Fourth Floor Display
The exhibits in these cases relate to the Ramseyer-Northern Bible Society Collection. This collection began with the goal of demonstrating the history of the development of the Bible in English but gradually became much more extensive in illustrating the whole process of the translation of the Bible, not only into English but also into many other languages. The Collection now numbers over 1,800 volumes, representing 410 languages.
Book History from Manuscript to Print
Students enrolled in ENGL 5661 Publishing in the Middle Ages (Spring 2019), assisted in curating exhibit items from the Ramseyer Northern Bible Society Collection to explore the transition from manuscripts to early print culture in England and Europe. This exhibit was prepared by Dr. Krista Sue-Lo Twu, Assoc. Prof. of Medieval & Renaissance Literature; and Aimee Brown, University Archivist; Scott Bjorlund, Grace Carlson, Tabetha Durdall, Cass Hanson, Kasey Helms, Brandon Killen, Nolan Olsen, Paying Thao, Allyson Walz, Gaolie Xiong.
The Saint John’s Bible
This display highlights a seven-volume edition of the Saint John’s Bible, which was generously given to UMD’s Kathryn A. Martin Library by Dr. Thomas J. Farrell, Professor Emeritus, Department of English, Linguistics, and Writing Studies (ELWS).

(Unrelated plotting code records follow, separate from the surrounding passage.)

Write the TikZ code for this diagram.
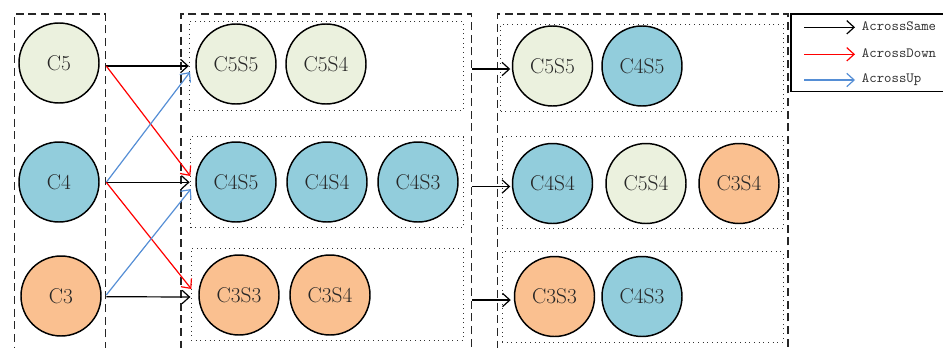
\documentclass[tikz,border=0pt]{standalone}
\usetikzlibrary{arrows.meta,calc,fit}
\definecolor{cg}{HTML}{EBF1DE}
\definecolor{cb}{HTML}{92CDDC}
\definecolor{co}{HTML}{FAC090}
\definecolor{bl}{HTML}{558ED5}
\begin{document}
\begin{tikzpicture}[x=0.75pt,y=-0.75pt,
  cnode/.style={circle, draw, line width=1.1pt, minimum size=60pt, inner sep=0pt,
    font=\fontsize{16}{19}\selectfont, text=black!85},
  gr/.style={cnode, fill=cg}, bu/.style={cnode, fill=cb}, og/.style={cnode, fill=co},
  dashbox/.style={draw, dash pattern=on 6pt off 3.5pt, line width=0.9pt, inner sep=0pt, black!85},
  dotbox/.style={draw, dash pattern=on 0.7pt off 2.8pt, line width=0.7pt, inner sep=0pt, black!80},
  arr/.style={line width=0.9pt, -{Straight Barb[length=5.5pt,width=10pt]}},
  arrSame/.style={arr, black},
  arrDown/.style={arr, red},
  arrUp/.style={arr, bl},
  legtext/.style={anchor=west, inner xsep=5pt, font=\ttfamily\fontsize{10.6}{12}\selectfont, text=black!80}]
\clip (0,0) rectangle (943,347);
% boxes
\node[dashbox, fit={(14.3,14) (105.7,360)}] (L) {};
\node[dashbox, fit={(181,14) (471.7,360)}] (M) {};
\node[dashbox, fit={(497.3,14) (788,360)}] (R) {};
\node[dotbox, fit={(189.3,21.7) (463.5,110)}] (M1) {};
\node[dotbox, fit={(190.5,136.5) (463.5,227.7)}] (M2) {};
\node[dotbox, fit={(191,248.5) (463.5,340)}] (M3) {};
\node[dotbox, fit={(500.7,24) (783,111)}] (R1) {};
\node[dotbox, fit={(502,136.7) (783,228.5)}] (R2) {};
\node[dotbox, fit={(502,251.7) (783,342.3)}] (R3) {};
% left column
\node[gr] (L5) at (59,63) {C5};
\node[bu] (L4) at (59,182) {C4};
\node[og] (L3) at (61,296) {C3};
% middle
\node[gr] (M55) at (236,64) {C5S5};
\node[gr] (M54) at (326,64) {C5S4};
\node[bu] (M45) at (236,182) {C4S5};
\node[bu] (M44) at (327,182) {C4S4};
\node[bu] (M43) at (418,182) {C4S3};
\node[og] (M33) at (239,295) {C3S3};
\node[og] (M34) at (330,295) {C3S4};
% right
\node[gr] (R55) at (552.5,66) {C5S5};
\node[bu] (R45) at (642,66) {C4S5};
\node[bu] (R44) at (552.5,183.5) {C4S4};
\node[gr] (R54) at (646,183.5) {C5S4};
\node[og] (R34) at (739,183.5) {C3S4};
\node[og] (R33) at (554.5,296.5) {C3S3};
\node[bu] (R43) at (642,296.5) {C4S3};
% arrows left -> middle
\draw[arrSame] ($(L5 -| L.east)+(0,3)$) -- ($(M55 -| M1.west)+(0,2)$);
\draw[arrDown] ($(L5 -| L.east)+(0,3)$) -- ($(M45 -| M1.west)+(1.5,-6)$);
\draw[arrUp]   ($(L4 -| L.east)+(0,0.3)$) -- ($(M55 -| M1.west)+(1.2,8)$);
\draw[arrSame] ($(L4 -| L.east)+(0,0.3)$) -- ($(M45 -| M1.west)+(0.8,0.3)$);
\draw[arrDown] ($(L4 -| L.east)+(0,0.3)$) -- ($(M33 -| M1.west)+(2.5,-6)$);
\draw[arrUp]   ($(L3 -| L.east)+(0,-1)$) -- ($(M45 -| M1.west)+(2,7)$);
\draw[arrSame] ($(L3 -| L.east)+(0,0.7)$) -- ($(M33 -| M1.west)+(1.5,2)$);
% arrows middle -> right
\draw[arrSame] ($(R55 -| M.east)+(0,3)$) -- ($(R55.west)+(-1.5,3)$);
\draw[arrSame] ($(R44 -| M.east)+(0,3)$) -- ($(R44.west)+(-1.5,3)$);
\draw[arrSame] ($(R33 -| M.east)+(0,3.5)$) -- ($(R33.west)+(-3,3.5)$);
% legend
\node[draw, line width=0.9pt, inner sep=0pt, fit={(791,14) (960,91.7)}] (Leg) {};
\coordinate (la1) at (804,27.3);
\coordinate (la2) at (804,54.3);
\coordinate (la3) at (804,80);
\node[legtext] (t1) at (855,26.5) {AcrossSame};
\node[legtext] (t2) at (855,53.5) {AcrossDown};
\node[legtext] (t3) at (855,79.2) {AcrossUp};
\draw[arrSame] (la1) -- (la1 -| t1.west);
\draw[arrDown] (la2) -- (la2 -| t2.west);
\draw[arrUp] (la3) -- (la3 -| t3.west);
\end{tikzpicture}
\end{document}
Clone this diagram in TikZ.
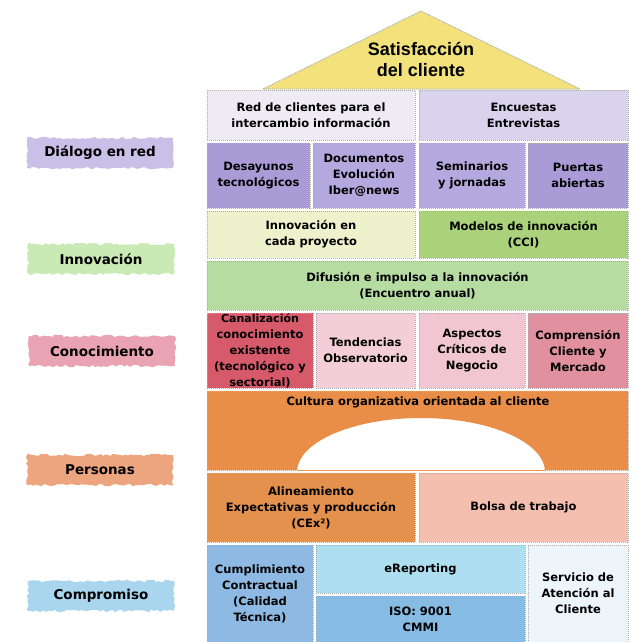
\documentclass[tikz,border=0pt]{standalone}
\usepackage{fontspec}
\setmainfont{DejaVu Sans}
\newfontfamily\rooffont{Liberation Sans}
\usetikzlibrary{decorations.pathmorphing}
\definecolor{roofY}{HTML}{F3E27C}
\definecolor{lavW}{HTML}{EEEBF4}
\definecolor{lavA}{HTML}{D9D3EE}
\definecolor{purD}{HTML}{A99BD6}
\definecolor{purM}{HTML}{B4A9DE}
\definecolor{ylwL}{HTML}{EEF2CC}
\definecolor{grnD}{HTML}{A9D27A}
\definecolor{grnM}{HTML}{B6DCA2}
\definecolor{redD}{HTML}{D65A6A}
\definecolor{pinkL}{HTML}{F3CDD8}
\definecolor{pinkL2}{HTML}{F1C6D2}
\definecolor{pinkM}{HTML}{E1909F}
\definecolor{oranD}{HTML}{E88E48}
\definecolor{oranS}{HTML}{E4914E}
\definecolor{salm}{HTML}{F4BFAE}
\definecolor{blueD}{HTML}{8DB9E2}
\definecolor{cyanL}{HTML}{AEDFF0}
\definecolor{blueM}{HTML}{86BCE4}
\definecolor{paleB}{HTML}{EEF5FA}
\definecolor{labLav}{HTML}{C9C0E8}
\definecolor{labGrn}{HTML}{C9EAB4}
\definecolor{labPnk}{HTML}{E9A3B3}
\definecolor{labOra}{HTML}{ECA57E}
\definecolor{labBlu}{HTML}{A9D5EF}
\newcommand\mkcell[7]{%
  \node[cell, fill=#6, minimum width={(#4-#2)*1pt}, minimum height={(#5-#3)*1pt}]
    (#1) at ({(#2+#4)/2},{(#3+#5)/2}) {#7};}
\begin{document}
\begin{tikzpicture}[x=1pt,y=-1pt,
  cell/.style={draw=gray!65, densely dotted, line width=1pt, inner sep=0pt, align=center,
    font=\fontsize{11.5}{16}\selectfont\bfseries},
  txt/.style={inner sep=0pt, align=center, font=\fontsize{11.5}{16}\selectfont\bfseries},
  lab/.style={inner sep=0pt, minimum width=146pt, minimum height=30pt,
    font=\fontsize{13.5}{16}\selectfont\bfseries,
    decorate, decoration={random steps, segment length=3pt, amplitude=1.3pt}}]
\useasboundingbox (0,0) rectangle (634,642);

% roof
\filldraw[fill=roofY, draw=gray!65, densely dotted, line width=1pt]
  (263,89) -- (421,11) -- (580,89) -- cycle;
\node[inner sep=0pt, align=center, font=\rooffont\fontsize{18}{21}\selectfont\bfseries]
  (roof) at (421,59) {Satisfacción\\del cliente};

% row 1
\mkcell{redcli}{207}{90}{415}{140}{lavW}{Red de clientes para el\\intercambio información}
\mkcell{encu}{419}{90}{628}{140}{lavA}{Encuestas\\Entrevistas}
% row 2
\mkcell{desa}{207}{143}{310}{208}{purD}{Desayunos\\tecnológicos}
\mkcell{docu}{313}{143}{415}{208}{purM}{Documentos\\Evolución\\Iber@news}
\mkcell{semi}{419}{143}{525}{208}{purM}{Seminarios\\y jornadas}
\mkcell{puer}{528}{143}{628}{208}{purD}{Puertas\\abiertas}
% row 3
\mkcell{innp}{207}{211}{415}{258}{ylwL}{Innovación en\\cada proyecto}
\mkcell{mode}{419}{211}{628}{258}{grnD}{Modelos de innovación\\(CCI)}
% row 4
\mkcell{difu}{207}{261}{628}{310}{grnM}{Difusión e impulso a la innovación\\(Encuentro anual)}
% row 5
\mkcell{cana}{207}{313}{313}{388}{redD}{\fontsize{11}{14.4}\selectfont Canalización\\conocimiento\\existente\\(tecnológico y\\sectorial)}
\mkcell{tend}{316}{313}{415}{388}{pinkL}{Tendencias\\Observatorio}
\mkcell{aspe}{419}{313}{525}{388}{pinkL2}{Aspectos\\Críticos de\\Negocio}
\mkcell{comp}{528}{313}{628}{388}{pinkM}{Comprensión\\Cliente y\\Mercado}
% row 6 arch
\begin{scope}
  \clip (207,391) rectangle (628,470);
  \fill[oranD, even odd rule] (207,391) rectangle (628,470)
    (421,472) ellipse [x radius=124pt, y radius=54pt];
\end{scope}
\node[cell, minimum width=421pt, minimum height=79pt] (cult) at (417.5,430.5) {};
\node[txt] (cultT) at (418,402) {Cultura organizativa orientada al cliente};
% row 7
\mkcell{aline}{207}{473}{415}{542}{oranS}{Alineamiento\\Expectativas y producción\\(CEx²)}
\mkcell{bols}{419}{473}{628}{542}{salm}{Bolsa de trabajo}
% row 8
\mkcell{cump}{207}{545}{313}{642}{blueD}{Cumplimiento\\Contractual\\(Calidad\\Técnica)}
\mkcell{erep}{316}{545}{525}{593}{cyanL}{eReporting}
\mkcell{iso}{316}{596}{525}{642}{blueM}{ISO: 9001\\CMMI}
\mkcell{serv}{528}{545}{628}{642}{paleB}{Servicio de\\Atención al\\Cliente}

% left labels
\node[lab, fill=labLav] (ldia) at (100,153) {Diálogo en red};
\node[lab, fill=labGrn] (linn) at (101,259) {Innovación};
\node[lab, fill=labPnk] (lcon) at (102,351) {Conocimiento};
\node[lab, fill=labOra] (lper) at (100,470) {Personas};
\node[lab, fill=labBlu] (lcom) at (101,596) {Compromiso};
\end{tikzpicture}
\end{document}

In 1998, Saint John's Abbey and University commissioned renowned calligrapher Donald Jackson to produce a hand-written, hand-illuminated Bible. The Saint John’s Bible, completed in December 2011, brought together dozens of theologians, scholars, calligraphers, and artists from Minnesota and the United Kingdom.
The display includes a copy of the Complete Parallel Bible, which is part of the Ramseyer-Northern Bible Society Collection. It provides an ideal parallel text for comparing English translations of Bible passages.
This display was curated and produced by Dr. Krista Sue-Lo Twu, Associate Professor, ELWS, in collaboration with Aimee Brown, UMD Archivist. Dr. Twu teaches and researches Medieval & Early Modern Material Book History & Culture.
The Bible in Literature
Scripture has influenced works of literature, gospel music, film, and new media.
English Master of Arts students taking a Graduate Seminar in Early Literature (Engl. 8171) curated this exhibit, using texts from the Ramseyer-Northern Bible Society collection at the Kathryn A. Martin Library.
Dr. Krista Sue-Lo Twu, associate professor in the Department of English, Linguistics, and Writing Studies, provided direction to the students, with assistance from UMD Archivist Aimee Brown.